As the auto industry rapidly shifts to electric vehicles, automakers are training employees to build and service the future of transportation. Electric vehicles are more sophisticated than their gas-powered predecessors, therefore requiring a different set of skills to work on.
Some automakers like Mercedes-Benz have launched employee training programs to leave employees feeling confident about explaining the benefits and technology of EVs.
Others, such as GM’s Cadillac, required engineers and specialists to inspect the Lyriq EV before dealers were allowed to deliver them to employees to ensure quality.
By using escape rooms, Volkswagen may have the most unique idea yet.
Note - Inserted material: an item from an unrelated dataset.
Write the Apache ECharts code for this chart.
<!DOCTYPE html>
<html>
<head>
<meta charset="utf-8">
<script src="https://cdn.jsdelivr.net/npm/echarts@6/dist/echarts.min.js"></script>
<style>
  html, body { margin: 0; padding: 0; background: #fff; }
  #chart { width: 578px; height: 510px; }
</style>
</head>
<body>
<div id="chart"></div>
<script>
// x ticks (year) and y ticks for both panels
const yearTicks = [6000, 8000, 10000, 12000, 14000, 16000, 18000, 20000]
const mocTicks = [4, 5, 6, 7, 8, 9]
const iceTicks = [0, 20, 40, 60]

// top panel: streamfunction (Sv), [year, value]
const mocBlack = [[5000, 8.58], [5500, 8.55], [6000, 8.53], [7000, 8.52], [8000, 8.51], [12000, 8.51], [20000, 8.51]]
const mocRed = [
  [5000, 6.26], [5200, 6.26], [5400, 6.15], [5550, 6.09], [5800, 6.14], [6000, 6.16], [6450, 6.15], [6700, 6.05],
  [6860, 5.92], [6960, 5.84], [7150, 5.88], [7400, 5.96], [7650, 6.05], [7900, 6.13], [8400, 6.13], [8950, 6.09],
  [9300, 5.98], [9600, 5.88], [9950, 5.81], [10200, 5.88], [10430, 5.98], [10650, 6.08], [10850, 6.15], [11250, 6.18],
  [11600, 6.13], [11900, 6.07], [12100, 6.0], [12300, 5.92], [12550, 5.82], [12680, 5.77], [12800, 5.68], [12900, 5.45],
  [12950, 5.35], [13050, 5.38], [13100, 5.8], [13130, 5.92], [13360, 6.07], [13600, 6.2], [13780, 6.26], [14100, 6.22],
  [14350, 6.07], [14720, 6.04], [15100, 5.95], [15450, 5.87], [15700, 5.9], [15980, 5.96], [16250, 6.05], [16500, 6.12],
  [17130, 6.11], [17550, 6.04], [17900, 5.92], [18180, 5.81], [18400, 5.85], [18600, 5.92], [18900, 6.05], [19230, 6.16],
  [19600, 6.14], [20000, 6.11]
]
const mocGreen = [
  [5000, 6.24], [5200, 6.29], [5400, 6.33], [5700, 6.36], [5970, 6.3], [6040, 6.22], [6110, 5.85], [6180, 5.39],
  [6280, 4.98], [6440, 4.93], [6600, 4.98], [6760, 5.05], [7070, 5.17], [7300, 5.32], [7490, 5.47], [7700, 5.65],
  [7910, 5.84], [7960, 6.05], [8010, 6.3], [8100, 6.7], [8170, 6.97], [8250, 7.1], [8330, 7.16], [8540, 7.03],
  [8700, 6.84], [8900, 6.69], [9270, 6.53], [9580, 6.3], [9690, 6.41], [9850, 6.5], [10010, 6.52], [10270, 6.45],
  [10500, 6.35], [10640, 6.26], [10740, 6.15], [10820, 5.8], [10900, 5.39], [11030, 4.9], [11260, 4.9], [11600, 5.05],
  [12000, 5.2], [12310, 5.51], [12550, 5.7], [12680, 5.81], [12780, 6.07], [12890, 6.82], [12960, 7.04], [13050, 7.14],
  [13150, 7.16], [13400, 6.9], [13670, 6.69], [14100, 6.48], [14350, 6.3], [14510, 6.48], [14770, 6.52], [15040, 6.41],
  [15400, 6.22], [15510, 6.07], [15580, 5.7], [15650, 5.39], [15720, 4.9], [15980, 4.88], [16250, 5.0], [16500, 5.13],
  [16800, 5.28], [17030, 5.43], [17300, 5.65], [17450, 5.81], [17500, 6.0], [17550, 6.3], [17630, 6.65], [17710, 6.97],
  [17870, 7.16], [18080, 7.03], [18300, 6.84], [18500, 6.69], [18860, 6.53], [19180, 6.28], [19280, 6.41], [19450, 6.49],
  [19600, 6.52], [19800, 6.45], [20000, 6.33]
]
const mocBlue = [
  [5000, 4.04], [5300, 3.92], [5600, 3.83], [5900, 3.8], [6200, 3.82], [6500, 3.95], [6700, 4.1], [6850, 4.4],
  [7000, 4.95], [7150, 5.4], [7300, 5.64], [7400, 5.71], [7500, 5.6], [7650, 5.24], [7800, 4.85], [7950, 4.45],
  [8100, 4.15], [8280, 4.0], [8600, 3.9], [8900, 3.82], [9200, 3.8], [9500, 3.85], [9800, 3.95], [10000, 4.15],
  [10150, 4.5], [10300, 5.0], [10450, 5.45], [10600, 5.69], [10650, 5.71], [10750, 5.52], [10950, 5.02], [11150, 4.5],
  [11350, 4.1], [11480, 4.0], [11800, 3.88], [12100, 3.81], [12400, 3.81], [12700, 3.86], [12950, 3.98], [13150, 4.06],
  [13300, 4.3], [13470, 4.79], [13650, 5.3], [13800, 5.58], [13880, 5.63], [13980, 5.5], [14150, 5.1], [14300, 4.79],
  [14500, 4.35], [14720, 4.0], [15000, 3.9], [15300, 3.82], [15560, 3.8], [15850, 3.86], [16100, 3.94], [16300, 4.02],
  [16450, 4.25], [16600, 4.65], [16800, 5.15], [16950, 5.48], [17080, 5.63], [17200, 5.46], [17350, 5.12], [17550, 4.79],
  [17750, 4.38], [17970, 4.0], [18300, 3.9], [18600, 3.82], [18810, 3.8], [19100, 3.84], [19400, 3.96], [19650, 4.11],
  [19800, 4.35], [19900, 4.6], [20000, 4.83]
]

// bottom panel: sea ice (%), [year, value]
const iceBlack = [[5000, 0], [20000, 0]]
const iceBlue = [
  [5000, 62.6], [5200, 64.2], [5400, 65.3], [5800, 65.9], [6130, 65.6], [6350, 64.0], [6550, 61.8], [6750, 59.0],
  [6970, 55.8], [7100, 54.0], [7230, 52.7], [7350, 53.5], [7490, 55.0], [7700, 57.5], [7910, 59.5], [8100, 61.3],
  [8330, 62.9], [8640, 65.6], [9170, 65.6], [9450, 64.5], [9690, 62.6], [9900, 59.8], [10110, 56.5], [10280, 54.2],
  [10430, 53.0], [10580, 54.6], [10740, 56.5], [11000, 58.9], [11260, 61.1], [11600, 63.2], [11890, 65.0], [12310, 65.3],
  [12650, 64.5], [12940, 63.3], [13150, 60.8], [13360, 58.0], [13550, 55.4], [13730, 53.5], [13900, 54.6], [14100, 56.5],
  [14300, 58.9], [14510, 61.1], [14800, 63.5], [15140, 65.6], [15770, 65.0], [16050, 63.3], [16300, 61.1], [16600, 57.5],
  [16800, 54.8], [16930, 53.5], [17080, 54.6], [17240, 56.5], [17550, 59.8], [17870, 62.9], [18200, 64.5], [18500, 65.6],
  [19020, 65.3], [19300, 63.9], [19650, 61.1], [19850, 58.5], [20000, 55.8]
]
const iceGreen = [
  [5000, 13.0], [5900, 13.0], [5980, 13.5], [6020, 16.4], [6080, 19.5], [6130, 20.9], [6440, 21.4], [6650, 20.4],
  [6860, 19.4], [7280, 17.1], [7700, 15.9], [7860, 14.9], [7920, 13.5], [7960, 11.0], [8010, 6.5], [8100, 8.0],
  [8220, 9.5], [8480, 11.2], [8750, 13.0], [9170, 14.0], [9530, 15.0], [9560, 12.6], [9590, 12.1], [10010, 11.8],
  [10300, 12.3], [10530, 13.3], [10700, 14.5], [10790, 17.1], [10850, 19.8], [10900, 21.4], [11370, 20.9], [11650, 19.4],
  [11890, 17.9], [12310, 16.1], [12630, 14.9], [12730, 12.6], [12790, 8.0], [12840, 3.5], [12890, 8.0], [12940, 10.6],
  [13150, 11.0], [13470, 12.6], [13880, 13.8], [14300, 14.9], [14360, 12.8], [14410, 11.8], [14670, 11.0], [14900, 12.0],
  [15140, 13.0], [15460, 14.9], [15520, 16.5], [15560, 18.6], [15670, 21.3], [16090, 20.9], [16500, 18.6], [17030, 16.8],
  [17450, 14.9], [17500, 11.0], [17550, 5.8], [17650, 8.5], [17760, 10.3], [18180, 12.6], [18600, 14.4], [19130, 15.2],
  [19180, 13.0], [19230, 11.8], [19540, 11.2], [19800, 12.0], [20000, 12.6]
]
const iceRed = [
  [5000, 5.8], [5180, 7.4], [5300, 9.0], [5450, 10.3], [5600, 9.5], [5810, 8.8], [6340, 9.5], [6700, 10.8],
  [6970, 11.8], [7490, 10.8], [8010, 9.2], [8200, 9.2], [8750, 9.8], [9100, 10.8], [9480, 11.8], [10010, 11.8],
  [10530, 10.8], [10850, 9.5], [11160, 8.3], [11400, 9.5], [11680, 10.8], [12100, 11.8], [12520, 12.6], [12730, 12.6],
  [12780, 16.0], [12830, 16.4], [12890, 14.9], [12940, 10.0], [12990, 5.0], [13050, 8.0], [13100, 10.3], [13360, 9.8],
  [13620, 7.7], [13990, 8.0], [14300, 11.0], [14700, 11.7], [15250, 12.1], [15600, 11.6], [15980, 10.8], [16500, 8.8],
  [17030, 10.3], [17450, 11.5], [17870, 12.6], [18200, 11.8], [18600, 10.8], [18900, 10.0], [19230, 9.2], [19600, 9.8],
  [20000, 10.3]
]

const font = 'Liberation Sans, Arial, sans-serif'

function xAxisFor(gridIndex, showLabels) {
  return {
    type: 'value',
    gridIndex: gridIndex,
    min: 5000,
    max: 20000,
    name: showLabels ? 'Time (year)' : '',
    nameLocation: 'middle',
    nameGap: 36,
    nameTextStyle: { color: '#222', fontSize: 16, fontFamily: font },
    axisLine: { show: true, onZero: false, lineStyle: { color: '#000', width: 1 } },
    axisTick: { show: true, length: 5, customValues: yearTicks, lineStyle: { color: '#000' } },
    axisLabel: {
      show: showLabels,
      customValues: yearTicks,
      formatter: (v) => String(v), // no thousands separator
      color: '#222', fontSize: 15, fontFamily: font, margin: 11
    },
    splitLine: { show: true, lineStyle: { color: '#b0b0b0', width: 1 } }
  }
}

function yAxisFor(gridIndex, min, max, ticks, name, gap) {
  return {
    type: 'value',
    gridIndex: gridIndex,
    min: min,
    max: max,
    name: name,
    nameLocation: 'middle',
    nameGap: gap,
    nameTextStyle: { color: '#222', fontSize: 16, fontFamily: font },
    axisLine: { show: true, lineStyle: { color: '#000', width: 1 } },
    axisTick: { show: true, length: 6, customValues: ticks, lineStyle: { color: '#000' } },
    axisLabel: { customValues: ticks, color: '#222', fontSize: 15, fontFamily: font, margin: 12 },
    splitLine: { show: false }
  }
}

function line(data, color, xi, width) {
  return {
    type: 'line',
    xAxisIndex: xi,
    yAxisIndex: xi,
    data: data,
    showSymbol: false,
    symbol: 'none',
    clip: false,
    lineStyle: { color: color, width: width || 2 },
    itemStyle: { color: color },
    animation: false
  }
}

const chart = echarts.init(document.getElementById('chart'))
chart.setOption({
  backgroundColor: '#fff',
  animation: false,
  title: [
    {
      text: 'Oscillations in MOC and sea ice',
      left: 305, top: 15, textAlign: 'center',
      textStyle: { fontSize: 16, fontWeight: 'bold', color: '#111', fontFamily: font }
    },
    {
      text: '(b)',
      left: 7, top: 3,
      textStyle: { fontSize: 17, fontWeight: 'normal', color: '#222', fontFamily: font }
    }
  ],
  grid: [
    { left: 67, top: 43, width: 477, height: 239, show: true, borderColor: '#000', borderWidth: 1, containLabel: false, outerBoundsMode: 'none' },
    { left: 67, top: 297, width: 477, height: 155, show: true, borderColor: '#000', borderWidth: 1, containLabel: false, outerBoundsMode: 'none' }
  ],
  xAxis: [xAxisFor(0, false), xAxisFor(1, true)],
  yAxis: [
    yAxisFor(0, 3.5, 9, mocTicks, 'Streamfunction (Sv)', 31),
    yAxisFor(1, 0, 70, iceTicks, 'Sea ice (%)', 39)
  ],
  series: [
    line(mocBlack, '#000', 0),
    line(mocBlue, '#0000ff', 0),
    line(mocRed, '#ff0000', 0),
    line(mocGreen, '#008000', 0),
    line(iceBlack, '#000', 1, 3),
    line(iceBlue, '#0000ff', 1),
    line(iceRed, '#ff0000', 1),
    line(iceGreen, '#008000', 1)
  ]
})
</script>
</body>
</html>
Volkswagen preps for an electric future with escape rooms
In a bid to equip its workforce with the skills needed to thrive in an electric future, the German automaker has designed immersive, collaborative games to ease the transition.
According to Bloomberg, teams of four VW employees are tasked with solving riddles on electric and battery technology as they move through the “escape room” spaces. Teams move from an 1860s-themed living room to the modern era, answering questions and cracking codes to find EV clues to escape.
Gunnar Kilian, Volkswagen’s head of human resources, explains the escape rooms, saying:
This is one building block in the process of bringing the workers into the world of e-mobility.
The project is currently being used at VW’s Wolfsburg headquarters to help transition around 22,000 workers to build EVs.
Volkswagen’s electric ID.3 model will be the first to begin production during the second half of the year. Although the company’s revolutionary Trinity EV project has been put on hold due to software issues, VW is expected to fill the gap in 2026 with an electric version of its best-selling SUV, tipped to be called the ID.Tiguran.
Whatever works, right? Volkswagen using escape rooms to teach employees about electric vehicles and prep them for the future may seem crazy, but it may just work.
First, it teaches them to work together in a fast-paced, demanding environment, and more importantly, employees learn the ins and outs of zero-emission EVs. We’ll see if it can help them build EVs faster.